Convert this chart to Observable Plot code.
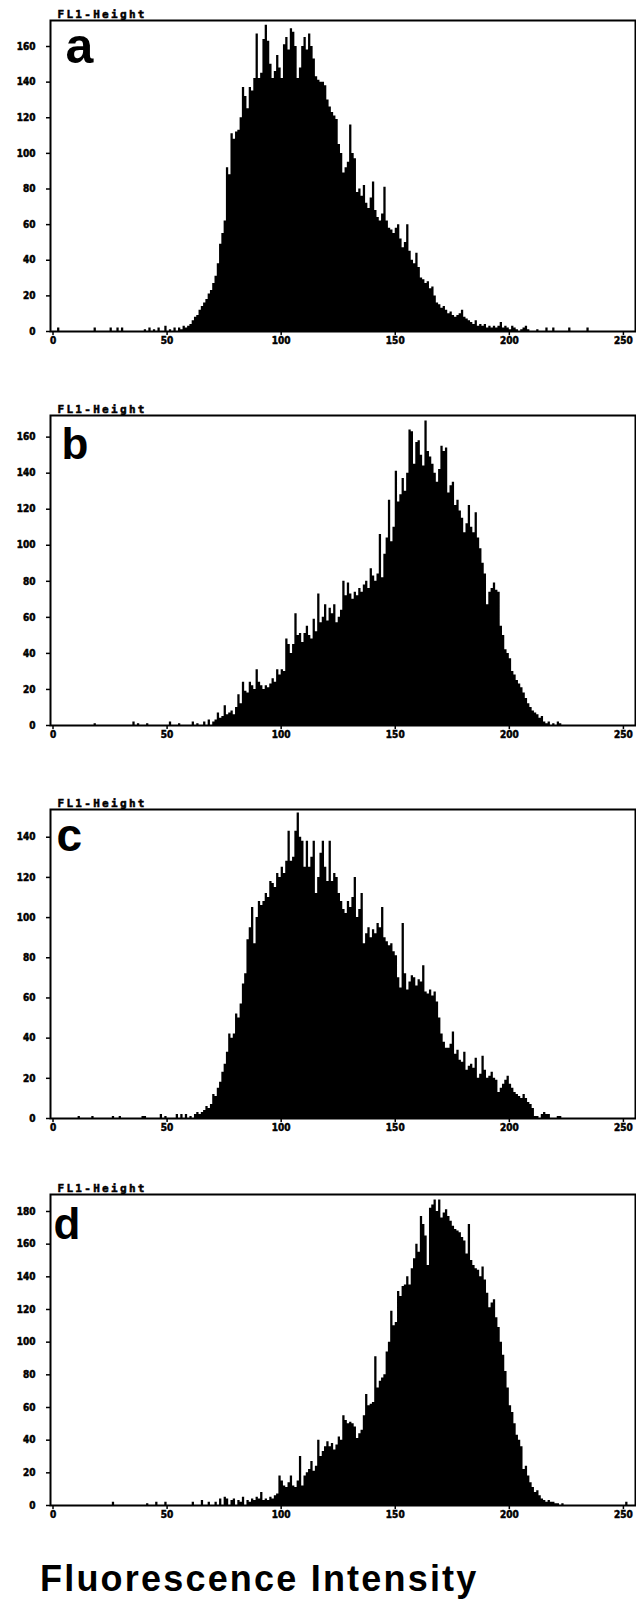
<!DOCTYPE html>
<html>
<head>
<meta charset="utf-8">
<script src="https://cdn.jsdelivr.net/npm/d3@7"></script>
<script src="https://cdn.jsdelivr.net/npm/@observablehq/plot@0.6"></script>
<style>
  body { margin: 0; background: #fff; }
  #chart svg { display: block; }
  #xlabel {
    font-family: "Liberation Sans", Arial, sans-serif;
    font-weight: bold; font-size: 36px; line-height: 36px; letter-spacing: 2.2px;
    margin-left: 40px; height: 39px; color: #000; white-space: nowrap;
  }
</style>
</head>
<body>
<div id="chart"></div>
<div id="xlabel"></div>
<script>
// ---------- data (counts per channel) ----------
const xTicks = [0, 50, 100, 150, 200, 250];
const yTicksA = [0, 20, 40, 60, 80, 100, 120, 140, 160];
const yTicksB = [0, 20, 40, 60, 80, 100, 120, 140, 160];
const yTicksC = [0, 20, 40, 60, 80, 100, 120, 140];
const yTicksD = [0, 20, 40, 60, 80, 100, 120, 140, 160, 180];
const panelLetters = ["a", "b", "c", "d"];
const detectorLabel = "FL1-Height";
const axisTitle = "Fluorescence Intensity";

// panel a: first channel of the main body, then its counts
const startA = 55;
const countsA = [
  2,1,3,2,3,4,6,8,9,12,
  14,16,18,21,23,27,31,38,49,55,
  62,92,88,111,108,112,113,120,137,132,
  125,137,135,142,167,142,145,164,172,163,
  150,142,146,155,148,142,161,165,158,170,
  168,160,142,148,160,165,158,167,160,153,
  143,141,140,140,138,130,126,123,121,119,
  105,100,89,92,95,116,100,97,78,80,
  76,82,72,69,75,84,68,64,62,66,
  81,62,58,57,55,58,60,52,47,50,
  60,45,40,38,44,36,30,29,27,28,
  24,25,20,16,15,13,14,12,10,11,
  9,8,9,10,12,8,7,6,5,4,
  6,3,4,3,4,2,3,2,3,2,
  3,5,2,3,2,1,3,2,1,0,
  1,2,3,1
];
const sparseA = [[2,2],[18,2],[25,2],[28,2],[30,2],[40,1],[42,2],[44,1],[46,2],[49,3],[51,1],[53,2],
  [212,1],[216,2],[219,2],[226,2],[234,2]];

// panel b
const startB = 71;
const countsB = [
  3,7,4,5,11,6,7,8,6,10,
  17,12,24,19,18,24,22,20,31,24,
  22,20,22,21,23,26,24,31,28,31,
  30,48,45,40,45,62,50,51,46,51,
  55,50,48,59,52,73,57,60,67,58,
  65,62,67,57,60,64,80,72,79,73,
  70,74,72,76,74,78,80,76,87,83,
  80,84,106,82,95,104,125,102,110,141,
  124,128,137,130,140,164,163,145,157,158,
  150,144,169,152,149,145,140,135,142,155,
  152,154,129,133,135,122,125,119,115,107,
  112,122,110,107,118,104,98,90,84,67,
  74,76,79,75,74,55,50,42,40,37,
  30,28,25,23,21,18,15,12,10,8,
  7,6,4,5,2,1,2
];
const sparseB = [[18,1],[35,2],[37,1],[41,1],[51,2],[55,1],[61,2],[63,1],[66,2],[68,3],[70,2],
  [219,1],[221,2],[222,1]];

// panel c
const startC = 62;
const countsC = [
  2,3,2,3,4,6,5,7,12,11,
  15,18,23,27,33,42,40,42,52,50,
  57,67,72,89,95,105,87,100,108,106,
  108,112,110,118,117,115,122,120,125,122,
  128,143,128,130,143,152,140,138,125,138,
  125,130,138,112,120,132,138,125,118,138,
  118,122,120,112,108,104,102,108,105,110,
  120,100,104,112,87,92,95,90,94,92,
  97,95,105,90,88,86,87,83,81,70,
  65,97,72,64,68,71,70,66,69,68,
  76,63,62,64,61,63,58,50,42,38,
  35,35,37,43,32,34,29,28,33,24,
  26,27,25,30,20,22,31,24,20,21,
  23,20,19,13,15,17,19,21,17,15,
  13,12,11,10,12,10,8,7,5,1,
  1,0,2,3,2,2
];
const sparseC = [[11,1],[17,1],[26,1],[29,1],[39,1],[40,1],[47,2],[49,1],[54,2],[56,2],[58,2],[60,1],
  [221,1],[222,1]];

// panel d
const startD = 73;
const countsD = [
  4,0,5,4,0,3,4,0,3,2,
  5,0,3,2,4,3,5,4,8,3,
  4,3,5,4,6,7,18,15,12,11,
  14,18,12,11,15,30,12,18,20,22,
  27,21,24,40,30,33,36,39,36,38,
  34,37,42,40,55,52,50,51,50,48,
  41,44,46,55,68,61,62,63,91,72,
  76,78,80,94,100,119,110,112,131,128,
  134,135,140,135,145,151,160,155,177,172,
  165,147,182,184,187,180,187,176,179,181,
  177,174,171,169,168,167,164,162,154,172,
  150,147,145,144,140,146,138,130,121,124,
  126,115,109,100,92,82,72,61,57,50,
  43,40,36,22,24,18,14,11,8,9,
  6,4,3,2,3,2,2,1,1
];
const sparseD = [[26,2],[41,1],[45,2],[49,2],[61,2],[65,3],[68,2],[71,2],[223,1],[251,2]];

// ---------- layout ----------
const panels = [
  {letter: panelLetters[0], start: startA, counts: countsA, sparse: sparseA, yTicks: yTicksA, yMax: 174.6, height: 395, mb: 64, ldx: 15, ldy: 42, lsize: 50},
  {letter: panelLetters[1], start: startB, counts: countsB, sparse: sparseB, yTicks: yTicksB, yMax: 172,   height: 394, mb: 64, ldx: 11, ldy: 43, lsize: 44},
  {letter: panelLetters[2], start: startC, counts: countsC, sparse: sparseC, yTicks: yTicksC, yMax: 153.8, height: 385, mb: 56, ldx: 6,  ldy: 41, lsize: 46},
  {letter: panelLetters[3], start: startD, counts: countsD, sparse: sparseD, yTicks: yTicksD, yMax: 190.4, height: 387, mb: 56, ldx: 3,  ldy: 44, lsize: 44}
];

function channels(start, counts, sparse) {
  const n = new Array(257).fill(0);
  counts.forEach((v, i) => { n[start + i] = v; });
  sparse.forEach(([c, v]) => { n[c] = v; });
  return n.map((v, ch) => ({ch, n: v}));
}

const tickFont = "'DejaVu Sans Condensed', 'DejaVu Sans', sans-serif";
const root = document.getElementById("chart");
for (const p of panels) {
  const data = channels(p.start, p.counts, p.sparse);
  const svg = Plot.plot({
    width: 636,
    height: p.height,
    marginTop: 20,
    marginLeft: 50,
    marginRight: 1,
    marginBottom: p.mb,
    style: {fontFamily: "'DejaVu Sans', sans-serif", background: "#fff", color: "#000"},
    x: {domain: [-1.1, 255.3], label: null},
    y: {domain: [0, p.yMax], label: null},
    marks: [
      Plot.areaY(data, {x: "ch", y: "n", curve: "step-after", fill: "#000"}),
      Plot.axisX({ticks: xTicks, tickSize: 4, tickPadding: 1, fontSize: 10, fontWeight: "bold", fontFamily: tickFont, strokeWidth: 1.5, label: null}),
      Plot.axisY({ticks: p.yTicks, tickSize: 4, tickPadding: 11, fontSize: 10, fontWeight: "bold", fontFamily: tickFont, strokeWidth: 1.5, label: null}),
      Plot.frame({stroke: "#000", strokeWidth: 2}),
      Plot.text([detectorLabel], {text: d => d, frameAnchor: "top-left", dx: 7, dy: -3, lineAnchor: "bottom", textAnchor: "start",
        fontSize: 11, fontWeight: "bold", fontFamily: "'DejaVu Sans Mono', monospace"}),
      Plot.text([p.letter], {text: d => d, frameAnchor: "top-left", dx: p.ldx, dy: p.ldy, lineAnchor: "bottom", textAnchor: "start",
        fontSize: p.lsize, fontWeight: "bold", fontFamily: "'Liberation Sans', Arial, sans-serif"})
    ]
  });
  svg.querySelectorAll("text").forEach(t => {
    if (t.textContent === detectorLabel) {
      t.style.letterSpacing = "2.3px";
      t.style.stroke = "#000";
      t.style.strokeWidth = "0.5px";
    }
  });
  svg.querySelectorAll('g[aria-label$="tick label"] text').forEach(t => {
    t.style.stroke = "#000";
    t.style.strokeWidth = "0.5px";
  });
  root.appendChild(svg);
}
document.getElementById("xlabel").textContent = axisTitle;
</script>
</body>
</html>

○ ○ ○ ○

Aim.
Determine the number of lines containing "chart". Write only that number.

Exercise solution.
4